There is a huge advertising campaign to sell Hive. This simply switches on/off, now Nest or EvoHome I could understand, but how can the industry try selling Hive on one hand, and then say we should modulate the boiler not simply switch it on/off.
I will hold up my hands, I made a mistake, OK I am an electrician not a heating guy, but I bought eTRV heads which although wifi don't actually tell the boiler what output is required. In fact don't to this day know how it should be done. Theory is great, eTRV head tells a hub (Thermostat) temperature of each room, and then the hub tells boiler how high flame should be.
But my boiler is not OpenTherm, so if I use EvoHome all it can do is turn boiler on/off, rather defeats the whole idea, and if I use the Bosch modulating thermostat it only detects the temperature of one room.
So I use the TRV to control boiler by return water temperature, so I still want a thermostat to turn off the boiler once it has reached the point where it can't turn down any further and is cycling, the installers ripped out the hard wired thermostat, so has to be wireless, cheap wireless thermostats don't fail safe, as I found out, but expensive types have anti hysteresis software built in so before the area monitored hits the set temperature it starts to cycle the boiler, but hang on whole idea is to reduce cycling not increase it.
So with whole industry in turmoil, where the major manufacturers can't get their act together to produce an integrated product, how do you expect to explain it to Joe Public?
And as to altering room temperatures through the day, again anti hysteresis software seems to make that rather hard, forget geofencing, OK I know what is wanted is for the radiator to store as little heat as possible, and to circulate the air, altering the rate of circulation to match room requirements, the radiators are made with multi speed fans which change speed to match room requirements, able to heat (and if a air con is installed also cool) the room very quickly, however these don't have TRV's so really do need a connection to the eBUS of the boiler, but I am already 67 and so likely will only need the system for 25 years, and it will take well over that time to pay back the money saved with fan assisted radiators once you look at price of building management system.
Then of course we add storage, I have seen a house with two massive well insulated tanks which takes the energy from solar panels, wood burners, and a LPG boiler and as an when required pumps it around the house, also looked at the Willis system to heat the tanks from top down, all very cleaver, but would any one live long enough to get pay back?
I went to sons first house, he left the heating on 24/7 because he said it took ages to reheat house, but could maintain the heat without a problem. It was all due to lock shield valves being wide open, once warm the TRV's reduced the flow in each radiator, but until warm the hot return water modulated the boiler so it had very low output and heated one room at a time. That is not the only house where the installers have left the property with the lock shield valves wide open, it took a lot to convince my son to turn down the radiators to get house to warm up quicker.

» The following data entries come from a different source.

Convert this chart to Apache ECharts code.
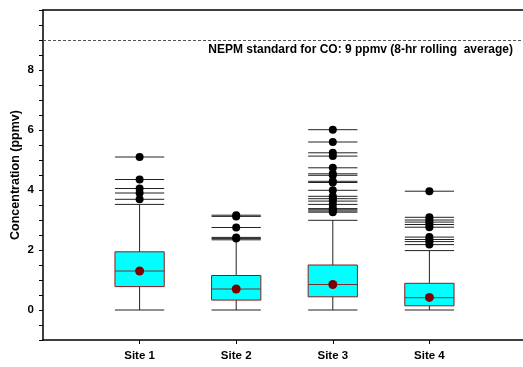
<!DOCTYPE html>
<html>
<head>
<meta charset="utf-8">
<script src="https://cdn.jsdelivr.net/npm/echarts@6/dist/echarts.min.js"></script>
<style>
  html, body { margin: 0; padding: 0; background: #fff; }
  #chart { width: 523px; height: 367px; }
</style>
</head>
<body>
<div id="chart"></div>
<script>
// 各站点箱线图数据
const sites = ['Site 1', 'Site 2', 'Site 3', 'Site 4'];
const lowWhisker = [0, 0, 0, 0];
const q1 = [0.78, 0.33, 0.44, 0.14];
const median = [1.30, 0.70, 0.85, 0.41];
const q3 = [1.94, 1.15, 1.50, 0.89];
const highWhisker = [3.52, 2.34, 2.99, 1.98];
const means = [1.30, 0.70, 0.85, 0.42];
const outliers1 = [5.10, 4.35, 4.05, 3.90, 3.69];
const outliers2 = [3.16, 3.12, 2.75, 2.42, 2.38];
const outliers3 = [6.01, 5.60, 5.24, 5.13, 4.74, 4.54, 4.49, 4.29, 4.25, 3.99, 3.79, 3.71, 3.63, 3.52, 3.38, 3.34, 3.30, 3.26];
const outliers4 = [3.96, 3.09, 3.00, 2.93, 2.85, 2.76, 2.43, 2.35, 2.28, 2.18];
const standardValue = 9;
const yTicks = [0, 2, 4, 6, 8];

const outlierLists = [outliers1, outliers2, outliers3, outliers4];
const boxData = sites.map((s, i) => [i + 1, lowWhisker[i], q1[i], median[i], q3[i], highWhisker[i]]);
const meanData = sites.map((s, i) => [i + 1, means[i]]);
const outlierData = [];
outlierLists.forEach((list, i) => {
    list.forEach((v) => outlierData.push([i + 1, v]));
});

const font = 'Liberation Sans, Arial, sans-serif';
const myChart = echarts.init(document.getElementById('chart'));

myChart.setOption({
    animation: false,
    grid: { left: 43, right: -3, top: 10, bottom: 27, outerBoundsMode: 'none' },
    xAxis: [
        {
            type: 'value',
            min: 0,
            max: 5,
            interval: 1,
            splitLine: { show: false },
            axisLine: { onZero: false, lineStyle: { color: '#000', width: 1.5 } },
            axisTick: { customValues: [1, 2, 3, 4], length: 4, lineStyle: { color: '#000' } },
            axisLabel: {
                customValues: [1, 2, 3, 4],
                formatter: (v) => sites[v - 1] || '',
                color: '#000',
                fontFamily: font,
                fontWeight: 'bold',
                fontSize: 11.5,
                margin: 10
            }
        },
        {
            type: 'value',
            position: 'top',
            min: 0,
            max: 5,
            splitLine: { show: false },
            axisLine: { onZero: false, lineStyle: { color: '#000', width: 1.5 } },
            axisTick: { show: false },
            axisLabel: { show: false }
        }
    ],
    yAxis: {
        type: 'value',
        min: -1,
        max: 10,
        interval: 0.5,
        splitLine: { show: false },
        name: 'Concentration (ppmv)',
        nameLocation: 'middle',
        nameGap: 21,
        nameMoveOverlap: false,
        nameTextStyle: { color: '#000', fontFamily: font, fontWeight: 'bold', fontSize: 12.5 },
        axisLine: { onZero: false, lineStyle: { color: '#000', width: 1.5 } },
        axisTick: { length: 4, lineStyle: { color: '#000' } },
        axisLabel: {
            formatter: (v) => (yTicks.indexOf(v) >= 0 ? String(v) : ''),
            color: '#000',
            fontFamily: font,
            fontWeight: 'bold',
            fontSize: 11.5,
            margin: 9
        }
    },
    graphic: [
        {
            type: 'text',
            right: 10,
            top: 44,
            style: {
                text: 'NEPM standard for CO: 9 ppmv (8-hr rolling  average)',
                fill: '#000',
                font: 'bold 12px ' + font
            }
        }
    ],
    series: [
        {
            // 箱体 + 须
            type: 'custom',
            data: boxData,
            renderItem: (params, api) => {
                const x = api.value(0);
                const half = api.size([1, 0])[0] * 0.255;
                const pLow = api.coord([x, api.value(1)]);
                const pQ1 = api.coord([x, api.value(2)]);
                const pMed = api.coord([x, api.value(3)]);
                const pQ3 = api.coord([x, api.value(4)]);
                const pHigh = api.coord([x, api.value(5)]);
                const cx = pLow[0];
                const lineStyle = { stroke: '#222', lineWidth: 1 };
                return {
                    type: 'group',
                    children: [
                        { type: 'line', shape: { x1: cx, y1: pLow[1], x2: cx, y2: pQ1[1] }, style: lineStyle },
                        { type: 'line', shape: { x1: cx, y1: pQ3[1], x2: cx, y2: pHigh[1] }, style: lineStyle },
                        { type: 'line', shape: { x1: cx - half, y1: pLow[1], x2: cx + half, y2: pLow[1] }, style: lineStyle },
                        { type: 'line', shape: { x1: cx - half, y1: pHigh[1], x2: cx + half, y2: pHigh[1] }, style: lineStyle },
                        {
                            type: 'rect',
                            shape: { x: cx - half, y: pQ3[1], width: half * 2, height: pQ1[1] - pQ3[1] },
                            style: { fill: '#00ffff', stroke: '#8b1a1a', lineWidth: 1 }
                        },
                        {
                            type: 'line',
                            shape: { x1: cx - half, y1: pMed[1], x2: cx + half, y2: pMed[1] },
                            style: { stroke: '#7a3030', lineWidth: 1 }
                        }
                    ]
                };
            },
            markLine: {
                silent: true,
                symbol: 'none',
                label: { show: false },
                lineStyle: { color: '#555', type: [3, 2], width: 1 },
                data: [{ yAxis: standardValue }]
            }
        },
        {
            // 异常值
            type: 'custom',
            data: outlierData,
            renderItem: (params, api) => {
                const p = api.coord([api.value(0), api.value(1)]);
                const half = api.size([1, 0])[0] * 0.255;
                return {
                    type: 'group',
                    children: [
                        {
                            type: 'line',
                            shape: { x1: p[0] - half, y1: p[1], x2: p[0] + half, y2: p[1] },
                            style: { stroke: '#222', lineWidth: 1 }
                        },
                        {
                            type: 'circle',
                            shape: { cx: p[0], cy: p[1], r: 4 },
                            style: { fill: '#000' }
                        }
                    ]
                };
            }
        },
        {
            // 平均值
            type: 'scatter',
            data: meanData,
            symbol: 'circle',
            symbolSize: 9,
            itemStyle: { color: '#800000', opacity: 1 }
        }
    ]
});
</script>
</body>
</html>
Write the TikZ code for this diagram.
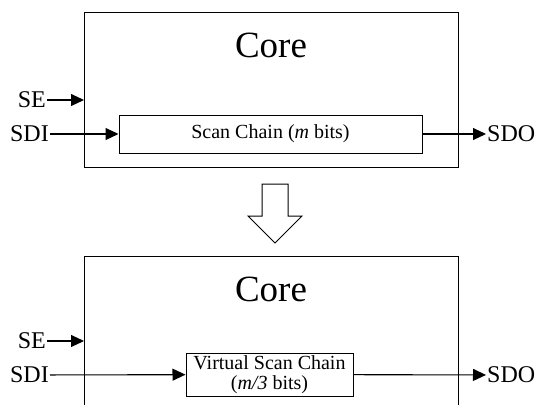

The installers are their own worst enemy, simple logic, last house took 4 hours to heat up with a 25 kW boiler, this is a bigger house, so it needs a bigger boiler. Fact it was all down to last house had lock shield valves wide open does not come into the equation. There are some really good installers, but also there are even more cow boys. The ones who did this house even broke the law with a power shower on a combi boiler, don't blame Joe Public, it is the industry that is to blame.